Given a non-empty binary tree, return the average value of the nodes on each level in the form of an array.
Example 1:
Input:
3
/ \
9 20
/ \
15 7
Output: [3, 14.5, 11]
Explanation:
The average value of nodes on level 0 is 3, on level 1 is 14.5, and on level 2 is 11. Hence return [3, 14.5, 11].
Note:
- The range of node's value is in the range of 32-bit signed integer.
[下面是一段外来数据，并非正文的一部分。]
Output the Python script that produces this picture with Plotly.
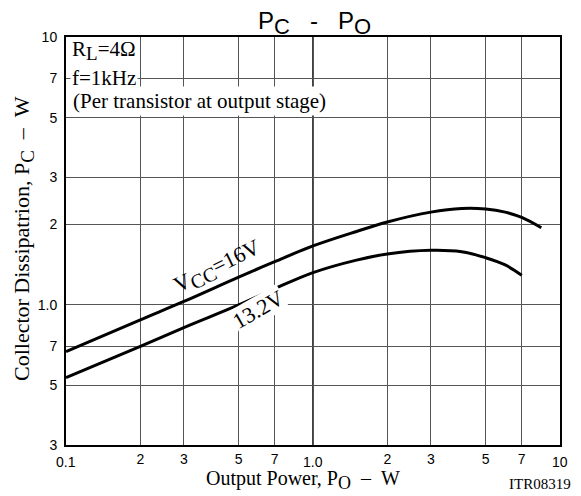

给定一颗二叉树,求出二叉树每一层节点的平均值,第一反应是使用二叉树的层次遍历,先回忆一下二叉树的层次遍历
void level_tree(bintree t){
Queue q;
bintree temp;
if(!t){
printf("the tree is empty\n");
return ;
}
q.add(t);
while(!q.isEmpty){
t=poll(q); //出队
printf("%c ",t.val);
if(t.left != null){
q.add(t.left);
}
if(t.right != null){
q.add(t.right);
}
}
}
有了模型之后,并不能直接使用,因为这一题要的是每一层的均值,我们需要记录下某一层的节点都有哪些,层次遍历时候,当开始遍历某一层时,队列的大小就是该层的节点数。
public List<Double> averageOfLevels(TreeNode root) {
List < Double > res = new ArrayList < > ();
Queue<TreeNode> q=new LinkedList<>();
q.add(root);
while(!q.isEmpty())
{
int n = q.size();
double sum = 0.0;
for(int i = 0; i<n;i++) //这个地方设计的比较巧妙,用来计算一层的节点
{
TreeNode x = q.poll();
sum += x.val;
if(x.left != null)
q.add(x.left);
if(x.right != null)
q.add(x.right);//同q.offer
}
res.add(sum / n);
}
return res;
}